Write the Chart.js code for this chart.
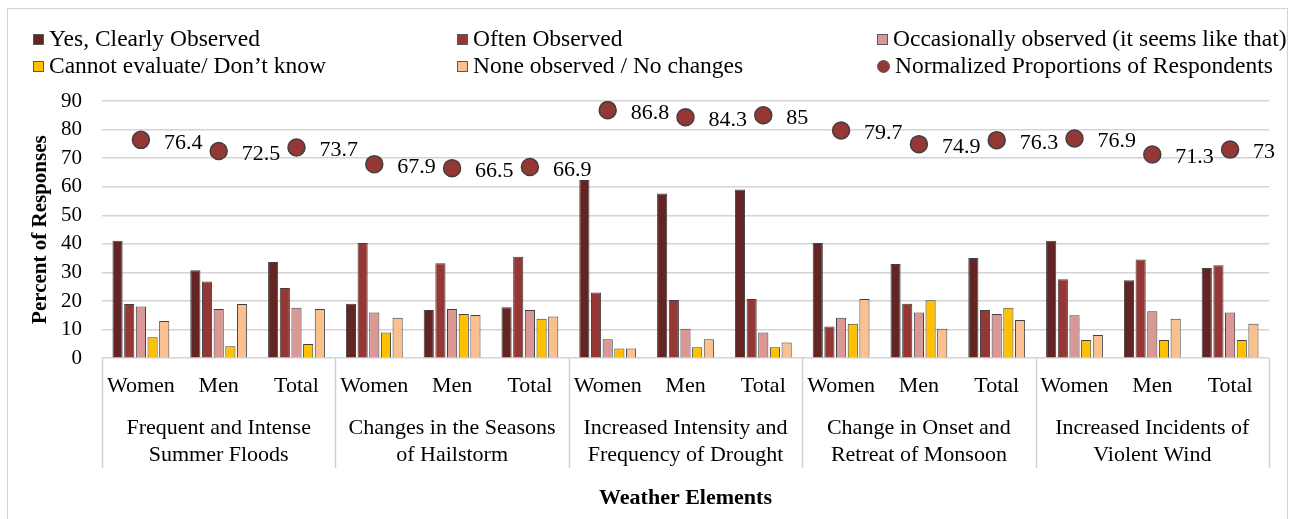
<!DOCTYPE html>
<html>
<head>
<meta charset="utf-8">
<script src="https://cdn.jsdelivr.net/npm/chart.js@4.4.1/dist/chart.umd.min.js"></script>
<style>
  html, body { margin: 0; padding: 0; background: #fff; overflow: hidden; }
  #wrap { position: relative; width: 1302px; height: 519px; }
  #frame { position: absolute; left: 7px; top: 8px; width: 1281px; height: 600px; border: 1px solid #d4d4d4; box-sizing: border-box; }
  #chart { position: absolute; left: 0; top: 0; }
  .legend-item { position: absolute; height: 27px; line-height: 27px; font: 23.5px "Liberation Serif", "Times New Roman", serif; color: #000; white-space: nowrap; }
  .legend-item .sw { display: inline-block; width: 11px; height: 11px; border: 1px solid #595959; box-sizing: border-box; margin-right: 5px; vertical-align: 1px; }
  .legend-item .sw.dot { width: 13px; height: 13px; border-radius: 50%; vertical-align: 0; }
</style>
</head>
<body>
<div id="wrap">
  <div id="frame"></div>
  <canvas id="chart" width="1302" height="519"></canvas>
  <div id="legend"></div>
</div>
<script>
const serif = '"Liberation Serif", "Times New Roman", serif';

// categories
const subLabels = ["Women", "Men", "Total"];
const groupNames = [
  ["Frequent and Intense", "Summer Floods"],
  ["Changes in the Seasons", "of Hailstorm"],
  ["Increased Intensity and", "Frequency of Drought"],
  ["Change in Onset and", "Retreat of Monsoon"],
  ["Increased Incidents of", "Violent Wind"]
];

// series values (Women, Men, Total per group)
const clearlyObserved = [41.1, 30.8, 33.7, 19.1, 16.9, 17.8, 62.4, 57.6, 59.0, 40.3, 33.0, 35.1, 41.1, 27.3, 31.6];
const oftenObserved   = [19.0, 26.8, 24.6, 40.3, 33.2, 35.5, 23.0, 20.4, 20.7, 11.1, 19.1, 16.9, 27.6, 34.5, 32.5];
const occasionally    = [18.1, 17.2, 17.7, 16.0, 17.2, 16.9, 6.6, 10.3, 9.0, 14.2, 16.0, 15.5, 15.0, 16.4, 16.0];
const cannotEvaluate  = [7.3, 4.2, 5.0, 9.0, 15.5, 13.8, 3.4, 3.8, 3.8, 12.1, 20.3, 17.7, 6.4, 6.4, 6.4];
const noneObserved    = [13.0, 19.0, 17.2, 14.2, 15.1, 14.6, 3.4, 6.6, 5.5, 20.7, 10.3, 13.4, 8.1, 13.8, 12.1];
const normalized      = [76.4, 72.5, 73.7, 67.9, 66.5, 66.9, 86.8, 84.3, 85, 79.7, 74.9, 76.3, 76.9, 71.3, 73];

const yTicks = [0, 10, 20, 30, 40, 50, 60, 70, 80, 90];

const labels = [];
groupNames.forEach(() => subLabels.forEach((s) => labels.push(s)));

const barStyle = (label, data, color) => ({
  label: label,
  data: data,
  backgroundColor: color,
  borderColor: "#404040",
  borderWidth: 1,
  categoryPercentage: 0.75,
  barPercentage: 0.87,
  order: 1
});

const datasets = [
  barStyle("Yes, Clearly Observed", clearlyObserved, "#632523"),
  barStyle("Often Observed", oftenObserved, "#953735"),
  barStyle("Occasionally observed (it seems like that)", occasionally, "#d99795"),
  barStyle("Cannot evaluate/  Don\u2019t know", cannotEvaluate, "#ffc000"),
  barStyle("None observed / No changes", noneObserved, "#fac090"),
  {
    type: "line",
    label: "Normalized Proportions of Respondents",
    data: normalized,
    showLine: false,
    pointRadius: 8.5,
    pointHoverRadius: 8.5,
    pointBackgroundColor: "#953735",
    pointBorderColor: "#404040",
    pointBorderWidth: 1.5,
    order: 0
  }
];

// legend in three columns, like the original
const legendSpots = [
  [33, 25], [457, 25], [877, 25],
  [33, 52], [457, 52], [877, 52]
];
const legendBox = document.getElementById("legend");
datasets.forEach((ds, i) => {
  const item = document.createElement("div");
  item.className = "legend-item";
  item.style.left = legendSpots[i][0] + "px";
  item.style.top = legendSpots[i][1] + "px";
  const sw = document.createElement("span");
  sw.className = ds.type === "line" ? "sw dot" : "sw";
  sw.style.background = ds.type === "line" ? ds.pointBackgroundColor : ds.backgroundColor;
  item.appendChild(sw);
  item.appendChild(document.createTextNode(ds.label));
  legendBox.appendChild(item);
});

// value labels to the right of the points
const pointLabels = {
  id: "pointLabels",
  afterDatasetsDraw(chart) {
    const meta = chart.getDatasetMeta(5);
    const ctx = chart.ctx;
    ctx.save();
    ctx.font = "22px " + serif;
    ctx.fillStyle = "#000";
    ctx.textAlign = "left";
    ctx.textBaseline = "middle";
    meta.data.forEach((pt, i) => ctx.fillText(String(normalized[i]), pt.x + 23, pt.y + 3));
    ctx.restore();
  }
};

// vertical separators between the weather element groups
const groupLines = {
  id: "groupLines",
  afterDraw(chart) {
    const x = chart.scales.x;
    const area = chart.chartArea;
    const ctx = chart.ctx;
    const xs = [area.left];
    for (let g = 1; g < groupNames.length; g++) {
      const i = g * subLabels.length;
      xs.push((x.getPixelForValue(i - 1) + x.getPixelForValue(i)) / 2);
    }
    xs.push(area.right);
    ctx.save();
    ctx.strokeStyle = "#d0d0d0";
    ctx.lineWidth = 1.5;
    xs.forEach((px) => {
      ctx.beginPath();
      ctx.moveTo(Math.round(px) + 0.5, area.bottom);
      ctx.lineTo(Math.round(px) + 0.5, 468);
      ctx.stroke();
    });
    ctx.restore();
  }
};

new Chart(document.getElementById("chart"), {
  type: "bar",
  data: { labels: labels, datasets: datasets },
  plugins: [pointLabels, groupLines],
  options: {
    responsive: false,
    animation: false,
    events: [],
    layout: { padding: { top: 101, right: 33, bottom: 7, left: 28 } },
    plugins: {
      legend: { display: false },
      tooltip: { enabled: false }
    },
    scales: {
      x: {
        grid: { display: false, drawTicks: false },
        border: { display: false },
        ticks: {
          font: { family: serif, size: 22 },
          color: "#000",
          padding: 15,
          maxRotation: 0,
          minRotation: 0,
          autoSkip: false
        }
      },
      x2: {
        type: "category",
        position: "bottom",
        labels: groupNames,
        offset: true,
        grid: { display: false, drawTicks: false },
        border: { display: false },
        ticks: {
          font: { family: serif, size: 22, lineHeight: 1.227 },
          color: "#000",
          padding: 0,
          maxRotation: 0,
          minRotation: 0,
          autoSkip: false
        },
        title: {
          display: true,
          text: "Weather Elements",
          font: { family: serif, size: 22, weight: "bold" },
          color: "#000",
          padding: { top: 17, bottom: 0 }
        }
      },
      y: {
        min: 0,
        max: 90,
        afterBuildTicks: (axis) => { axis.ticks = yTicks.map((v) => ({ value: v })); },
        afterFit: (axis) => { axis.width = 74; },
        grid: { color: "#d4d4d4", lineWidth: 1.5, drawTicks: false },
        border: { display: false },
        ticks: {
          font: { family: serif, size: 21 },
          color: "#000",
          padding: 20
        },
        title: {
          display: true,
          text: "Percent of Responses",
          font: { family: serif, size: 21, weight: "bold" },
          color: "#000",
          padding: { top: 0, bottom: 7 }
        }
      }
    }
  }
});
</script>
</body>
</html>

> **Description of the task**:
Omit every picture while copying the listing above exactly.

> **Answer to this problem**:
Write the Chart.js code for this chart.
<!DOCTYPE html>
<html>
<head>
<meta charset="utf-8">
<script src="https://cdn.jsdelivr.net/npm/chart.js@4.4.1/dist/chart.umd.min.js"></script>
<style>
  html, body { margin: 0; padding: 0; background: #fff; overflow: hidden; }
  #wrap { position: relative; width: 1302px; height: 519px; }
  #frame { position: absolute; left: 7px; top: 8px; width: 1281px; height: 600px; border: 1px solid #d4d4d4; box-sizing: border-box; }
  #chart { position: absolute; left: 0; top: 0; }
  .legend-item { position: absolute; height: 27px; line-height: 27px; font: 23.5px "Liberation Serif", "Times New Roman", serif; color: #000; white-space: nowrap; }
  .legend-item .sw { display: inline-block; width: 11px; height: 11px; border: 1px solid #595959; box-sizing: border-box; margin-right: 5px; vertical-align: 1px; }
  .legend-item .sw.dot { width: 13px; height: 13px; border-radius: 50%; vertical-align: 0; }
</style>
</head>
<body>
<div id="wrap">
  <div id="frame"></div>
  <canvas id="chart" width="1302" height="519"></canvas>
  <div id="legend"></div>
</div>
<script>
const serif = '"Liberation Serif", "Times New Roman", serif';

// categories
const subLabels = ["Women", "Men", "Total"];
const groupNames = [
  ["Frequent and Intense", "Summer Floods"],
  ["Changes in the Seasons", "of Hailstorm"],
  ["Increased Intensity and", "Frequency of Drought"],
  ["Change in Onset and", "Retreat of Monsoon"],
  ["Increased Incidents of", "Violent Wind"]
];

// series values (Women, Men, Total per group)
const clearlyObserved = [41.1, 30.8, 33.7, 19.1, 16.9, 17.8, 62.4, 57.6, 59.0, 40.3, 33.0, 35.1, 41.1, 27.3, 31.6];
const oftenObserved   = [19.0, 26.8, 24.6, 40.3, 33.2, 35.5, 23.0, 20.4, 20.7, 11.1, 19.1, 16.9, 27.6, 34.5, 32.5];
const occasionally    = [18.1, 17.2, 17.7, 16.0, 17.2, 16.9, 6.6, 10.3, 9.0, 14.2, 16.0, 15.5, 15.0, 16.4, 16.0];
const cannotEvaluate  = [7.3, 4.2, 5.0, 9.0, 15.5, 13.8, 3.4, 3.8, 3.8, 12.1, 20.3, 17.7, 6.4, 6.4, 6.4];
const noneObserved    = [13.0, 19.0, 17.2, 14.2, 15.1, 14.6, 3.4, 6.6, 5.5, 20.7, 10.3, 13.4, 8.1, 13.8, 12.1];
const normalized      = [76.4, 72.5, 73.7, 67.9, 66.5, 66.9, 86.8, 84.3, 85, 79.7, 74.9, 76.3, 76.9, 71.3, 73];

const yTicks = [0, 10, 20, 30, 40, 50, 60, 70, 80, 90];

const labels = [];
groupNames.forEach(() => subLabels.forEach((s) => labels.push(s)));

const barStyle = (label, data, color) => ({
  label: label,
  data: data,
  backgroundColor: color,
  borderColor: "#404040",
  borderWidth: 1,
  categoryPercentage: 0.75,
  barPercentage: 0.87,
  order: 1
});

const datasets = [
  barStyle("Yes, Clearly Observed", clearlyObserved, "#632523"),
  barStyle("Often Observed", oftenObserved, "#953735"),
  barStyle("Occasionally observed (it seems like that)", occasionally, "#d99795"),
  barStyle("Cannot evaluate/  Don\u2019t know", cannotEvaluate, "#ffc000"),
  barStyle("None observed / No changes", noneObserved, "#fac090"),
  {
    type: "line",
    label: "Normalized Proportions of Respondents",
    data: normalized,
    showLine: false,
    pointRadius: 8.5,
    pointHoverRadius: 8.5,
    pointBackgroundColor: "#953735",
    pointBorderColor: "#404040",
    pointBorderWidth: 1.5,
    order: 0
  }
];

// legend in three columns, like the original
const legendSpots = [
  [33, 25], [457, 25], [877, 25],
  [33, 52], [457, 52], [877, 52]
];
const legendBox = document.getElementById("legend");
datasets.forEach((ds, i) => {
  const item = document.createElement("div");
  item.className = "legend-item";
  item.style.left = legendSpots[i][0] + "px";
  item.style.top = legendSpots[i][1] + "px";
  const sw = document.createElement("span");
  sw.className = ds.type === "line" ? "sw dot" : "sw";
  sw.style.background = ds.type === "line" ? ds.pointBackgroundColor : ds.backgroundColor;
  item.appendChild(sw);
  item.appendChild(document.createTextNode(ds.label));
  legendBox.appendChild(item);
});

// value labels to the right of the points
const pointLabels = {
  id: "pointLabels",
  afterDatasetsDraw(chart) {
    const meta = chart.getDatasetMeta(5);
    const ctx = chart.ctx;
    ctx.save();
    ctx.font = "22px " + serif;
    ctx.fillStyle = "#000";
    ctx.textAlign = "left";
    ctx.textBaseline = "middle";
    meta.data.forEach((pt, i) => ctx.fillText(String(normalized[i]), pt.x + 23, pt.y + 3));
    ctx.restore();
  }
};

// vertical separators between the weather element groups
const groupLines = {
  id: "groupLines",
  afterDraw(chart) {
    const x = chart.scales.x;
    const area = chart.chartArea;
    const ctx = chart.ctx;
    const xs = [area.left];
    for (let g = 1; g < groupNames.length; g++) {
      const i = g * subLabels.length;
      xs.push((x.getPixelForValue(i - 1) + x.getPixelForValue(i)) / 2);
    }
    xs.push(area.right);
    ctx.save();
    ctx.strokeStyle = "#d0d0d0";
    ctx.lineWidth = 1.5;
    xs.forEach((px) => {
      ctx.beginPath();
      ctx.moveTo(Math.round(px) + 0.5, area.bottom);
      ctx.lineTo(Math.round(px) + 0.5, 468);
      ctx.stroke();
    });
    ctx.restore();
  }
};

new Chart(document.getElementById("chart"), {
  type: "bar",
  data: { labels: labels, datasets: datasets },
  plugins: [pointLabels, groupLines],
  options: {
    responsive: false,
    animation: false,
    events: [],
    layout: { padding: { top: 101, right: 33, bottom: 7, left: 28 } },
    plugins: {
      legend: { display: false },
      tooltip: { enabled: false }
    },
    scales: {
      x: {
        grid: { display: false, drawTicks: false },
        border: { display: false },
        ticks: {
          font: { family: serif, size: 22 },
          color: "#000",
          padding: 15,
          maxRotation: 0,
          minRotation: 0,
          autoSkip: false
        }
      },
      x2: {
        type: "category",
        position: "bottom",
        labels: groupNames,
        offset: true,
        grid: { display: false, drawTicks: false },
        border: { display: false },
        ticks: {
          font: { family: serif, size: 22, lineHeight: 1.227 },
          color: "#000",
          padding: 0,
          maxRotation: 0,
          minRotation: 0,
          autoSkip: false
        },
        title: {
          display: true,
          text: "Weather Elements",
          font: { family: serif, size: 22, weight: "bold" },
          color: "#000",
          padding: { top: 17, bottom: 0 }
        }
      },
      y: {
        min: 0,
        max: 90,
        afterBuildTicks: (axis) => { axis.ticks = yTicks.map((v) => ({ value: v })); },
        afterFit: (axis) => { axis.width = 74; },
        grid: { color: "#d4d4d4", lineWidth: 1.5, drawTicks: false },
        border: { display: false },
        ticks: {
          font: { family: serif, size: 21 },
          color: "#000",
          padding: 20
        },
        title: {
          display: true,
          text: "Percent of Responses",
          font: { family: serif, size: 21, weight: "bold" },
          color: "#000",
          padding: { top: 0, bottom: 7 }
        }
      }
    }
  }
});
</script>
</body>
</html>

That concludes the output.